Saving and loading trained policies in JaxPlan.#
In this notebook, we illustrate the procedure of saving and loading trained JaxPlan policies.
Start by installing the required packages:
%pip install --quiet --upgrade pip
%pip install --quiet pyRDDLGym rddlrepository pyRDDLGym-jax
Note: you may need to restart the kernel to use updated packages.
^C
Note: you may need to restart the kernel to use updated packages.
Import the required packages:
import warnings
warnings.filterwarnings("ignore", category=UserWarning)
import pyRDDLGym
from pyRDDLGym_jax.core.planner import JaxDeepReactivePolicy, JaxBackpropPlanner, JaxOfflineController
We will load the Wildfire example to illustrate the process:
env = pyRDDLGym.make('Wildfire_MDP_ippc2014', '1', vectorized=True)
Let’s now train a fresh policy network to solve this problem, but we also save the weights by specifying a save_path:
planner = JaxBackpropPlanner(rddl=env.model, plan=JaxDeepReactivePolicy(),
pgpe=None, optimizer_kwargs={'learning_rate': 0.001})
agent = JaxOfflineController(planner, print_summary=False, train_seconds=30, save_path='wildfire_drp.pickle')
agent.evaluate(env, episodes=100)
[90m[INFO] Compiler will cast pvars {'NEIGHBOR', 'TARGET', 'cut-out', 'out-of-fuel', "burning'", "out-of-fuel'", 'put-out', 'burning'} to float.[0m
[90m[INFO] Compiler will cast CPFs {"out-of-fuel'", "burning'"} to float.[0m
[90m[INFO] Bounds of action-fluent <put-out> set to (None, None).[0m
[90m[INFO] Bounds of action-fluent <cut-out> set to (None, None).[0m
10 it | -7721.44385 train | -5475.62500 test | -5475.62500 best | 0 status: 13%|█▎ | 00:02 , 2.90it/s
[31m[FAIL] Training model error: Casting occurred that could result in loss of precision.[0m
2163 it | -2049.79468 train | -386.90625 test | -194.15625 best | 5 status: 100%|██████████| 00:29 , 72.12it/s
{'mean': np.float64(-350.65),
'median': np.float64(-40.0),
'min': np.float64(-6760.0),
'max': np.float64(-40.0),
'std': np.float64(1248.6233729591966)}
To load the weights automatically, create a controller with params pointing to the pickle file:
new_planner = JaxBackpropPlanner(rddl=env.model, plan=JaxDeepReactivePolicy())

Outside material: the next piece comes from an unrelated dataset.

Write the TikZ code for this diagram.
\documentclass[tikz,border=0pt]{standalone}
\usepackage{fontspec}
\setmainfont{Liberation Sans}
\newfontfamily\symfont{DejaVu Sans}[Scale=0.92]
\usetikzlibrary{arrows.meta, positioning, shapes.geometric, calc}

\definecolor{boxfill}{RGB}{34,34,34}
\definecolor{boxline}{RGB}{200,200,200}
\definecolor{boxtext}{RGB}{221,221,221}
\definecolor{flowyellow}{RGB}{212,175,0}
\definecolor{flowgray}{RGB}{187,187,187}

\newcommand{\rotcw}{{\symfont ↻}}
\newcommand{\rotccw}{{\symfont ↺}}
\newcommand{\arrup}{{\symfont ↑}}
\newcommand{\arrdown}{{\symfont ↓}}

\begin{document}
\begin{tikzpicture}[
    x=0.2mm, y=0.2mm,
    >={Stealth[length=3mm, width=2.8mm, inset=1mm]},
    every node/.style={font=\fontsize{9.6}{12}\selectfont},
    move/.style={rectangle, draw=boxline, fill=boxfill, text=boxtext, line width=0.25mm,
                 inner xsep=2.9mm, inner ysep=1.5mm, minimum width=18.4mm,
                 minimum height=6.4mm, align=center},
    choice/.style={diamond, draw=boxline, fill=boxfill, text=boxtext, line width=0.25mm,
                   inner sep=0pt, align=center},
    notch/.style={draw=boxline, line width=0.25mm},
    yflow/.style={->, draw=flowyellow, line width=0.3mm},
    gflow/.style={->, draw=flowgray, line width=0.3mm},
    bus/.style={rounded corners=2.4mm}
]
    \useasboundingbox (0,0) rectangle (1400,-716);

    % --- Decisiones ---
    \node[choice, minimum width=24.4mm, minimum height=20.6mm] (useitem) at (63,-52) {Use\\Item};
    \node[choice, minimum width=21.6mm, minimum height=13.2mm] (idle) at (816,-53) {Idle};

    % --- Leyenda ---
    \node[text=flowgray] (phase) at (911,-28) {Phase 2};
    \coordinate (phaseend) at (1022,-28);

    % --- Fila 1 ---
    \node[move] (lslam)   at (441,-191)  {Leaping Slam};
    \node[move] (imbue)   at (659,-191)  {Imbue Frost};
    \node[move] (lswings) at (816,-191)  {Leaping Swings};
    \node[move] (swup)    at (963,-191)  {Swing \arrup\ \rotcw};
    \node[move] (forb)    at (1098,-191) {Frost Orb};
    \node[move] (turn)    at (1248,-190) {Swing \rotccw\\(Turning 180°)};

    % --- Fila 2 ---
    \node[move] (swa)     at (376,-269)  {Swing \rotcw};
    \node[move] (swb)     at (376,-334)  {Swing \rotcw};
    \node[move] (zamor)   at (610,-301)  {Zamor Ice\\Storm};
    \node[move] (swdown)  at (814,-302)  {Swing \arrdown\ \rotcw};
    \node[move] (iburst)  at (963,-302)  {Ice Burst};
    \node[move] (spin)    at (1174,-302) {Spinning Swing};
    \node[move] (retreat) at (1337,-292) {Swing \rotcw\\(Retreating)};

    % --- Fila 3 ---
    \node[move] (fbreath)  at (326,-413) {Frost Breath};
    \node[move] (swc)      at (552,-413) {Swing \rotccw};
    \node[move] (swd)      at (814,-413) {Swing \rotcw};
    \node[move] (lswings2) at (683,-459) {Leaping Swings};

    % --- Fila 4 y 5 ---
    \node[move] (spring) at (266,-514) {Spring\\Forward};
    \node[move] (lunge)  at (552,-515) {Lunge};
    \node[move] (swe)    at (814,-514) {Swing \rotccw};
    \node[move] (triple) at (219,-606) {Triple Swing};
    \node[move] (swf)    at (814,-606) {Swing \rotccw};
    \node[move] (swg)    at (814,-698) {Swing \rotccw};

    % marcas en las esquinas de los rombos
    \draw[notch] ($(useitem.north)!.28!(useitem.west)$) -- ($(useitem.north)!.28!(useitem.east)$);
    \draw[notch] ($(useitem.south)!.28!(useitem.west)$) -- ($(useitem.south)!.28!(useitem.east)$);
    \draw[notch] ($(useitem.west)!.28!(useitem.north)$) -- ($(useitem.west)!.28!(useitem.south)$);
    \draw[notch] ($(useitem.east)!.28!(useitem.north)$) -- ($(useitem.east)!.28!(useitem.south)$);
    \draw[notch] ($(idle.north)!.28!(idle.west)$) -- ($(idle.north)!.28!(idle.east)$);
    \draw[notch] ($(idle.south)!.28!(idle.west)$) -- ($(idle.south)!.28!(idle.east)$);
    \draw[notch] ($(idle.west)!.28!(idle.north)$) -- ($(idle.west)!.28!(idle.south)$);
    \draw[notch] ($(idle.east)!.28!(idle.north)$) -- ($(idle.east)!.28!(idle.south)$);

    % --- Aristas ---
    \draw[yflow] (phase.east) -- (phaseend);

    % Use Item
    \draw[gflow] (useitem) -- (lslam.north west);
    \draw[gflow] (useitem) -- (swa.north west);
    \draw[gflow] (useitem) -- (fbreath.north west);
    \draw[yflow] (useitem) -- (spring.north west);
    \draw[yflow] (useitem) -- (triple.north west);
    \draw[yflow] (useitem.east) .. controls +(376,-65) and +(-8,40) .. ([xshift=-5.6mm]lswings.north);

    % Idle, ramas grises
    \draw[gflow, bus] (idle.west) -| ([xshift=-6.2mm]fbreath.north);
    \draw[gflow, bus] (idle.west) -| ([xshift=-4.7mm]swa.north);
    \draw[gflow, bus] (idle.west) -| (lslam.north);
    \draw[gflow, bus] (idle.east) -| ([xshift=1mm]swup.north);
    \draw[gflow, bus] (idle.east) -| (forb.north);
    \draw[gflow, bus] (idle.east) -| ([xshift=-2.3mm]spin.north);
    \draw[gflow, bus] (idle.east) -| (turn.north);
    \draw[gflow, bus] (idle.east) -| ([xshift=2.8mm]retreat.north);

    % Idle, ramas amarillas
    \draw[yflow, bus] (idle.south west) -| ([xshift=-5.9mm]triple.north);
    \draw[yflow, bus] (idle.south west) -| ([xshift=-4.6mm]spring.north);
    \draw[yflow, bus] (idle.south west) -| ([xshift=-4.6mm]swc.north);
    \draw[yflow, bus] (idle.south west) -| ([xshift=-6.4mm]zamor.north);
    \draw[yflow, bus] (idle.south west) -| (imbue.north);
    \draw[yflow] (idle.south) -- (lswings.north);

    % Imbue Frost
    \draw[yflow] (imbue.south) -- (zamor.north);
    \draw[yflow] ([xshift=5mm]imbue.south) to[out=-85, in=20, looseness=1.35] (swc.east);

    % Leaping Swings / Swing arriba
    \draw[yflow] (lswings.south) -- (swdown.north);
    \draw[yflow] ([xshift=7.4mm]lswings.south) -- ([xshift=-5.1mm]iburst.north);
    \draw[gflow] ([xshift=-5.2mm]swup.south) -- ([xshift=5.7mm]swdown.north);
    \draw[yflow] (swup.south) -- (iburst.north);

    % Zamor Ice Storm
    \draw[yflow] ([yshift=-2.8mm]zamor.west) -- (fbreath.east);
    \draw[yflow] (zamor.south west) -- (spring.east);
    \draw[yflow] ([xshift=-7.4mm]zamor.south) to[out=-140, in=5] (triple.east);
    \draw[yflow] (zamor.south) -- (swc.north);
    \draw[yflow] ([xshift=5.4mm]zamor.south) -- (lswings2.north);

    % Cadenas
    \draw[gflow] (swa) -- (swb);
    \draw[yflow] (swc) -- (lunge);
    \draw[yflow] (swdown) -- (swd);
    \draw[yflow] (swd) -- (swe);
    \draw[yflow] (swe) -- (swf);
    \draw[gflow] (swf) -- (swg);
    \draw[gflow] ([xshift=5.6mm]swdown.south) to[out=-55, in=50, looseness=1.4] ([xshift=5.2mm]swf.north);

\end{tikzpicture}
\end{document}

new_agent = JaxOfflineController(new_planner, print_summary=False, params='wildfire_drp.pickle')
[90m[INFO] Compiler will cast pvars {'NEIGHBOR', 'TARGET', 'cut-out', 'out-of-fuel', "burning'", "out-of-fuel'", 'put-out', 'burning'} to float.[0m
[90m[INFO] Compiler will cast CPFs {"out-of-fuel'", "burning'"} to float.[0m
[90m[INFO] Bounds of action-fluent <put-out> set to (None, None).[0m
[90m[INFO] Bounds of action-fluent <cut-out> set to (None, None).[0m
Note that in this case there is no pre-training of the policy. Let’s evaluate the agent to make sure it still performs the same as the trained one:
new_agent.evaluate(env, episodes=100)
{'mean': np.float64(-338.7),
'median': np.float64(-40.0),
'min': np.float64(-7150.0),
'max': np.float64(-40.0),
'std': np.float64(1218.7261013041445)}
Indeed, the performance is quite similar.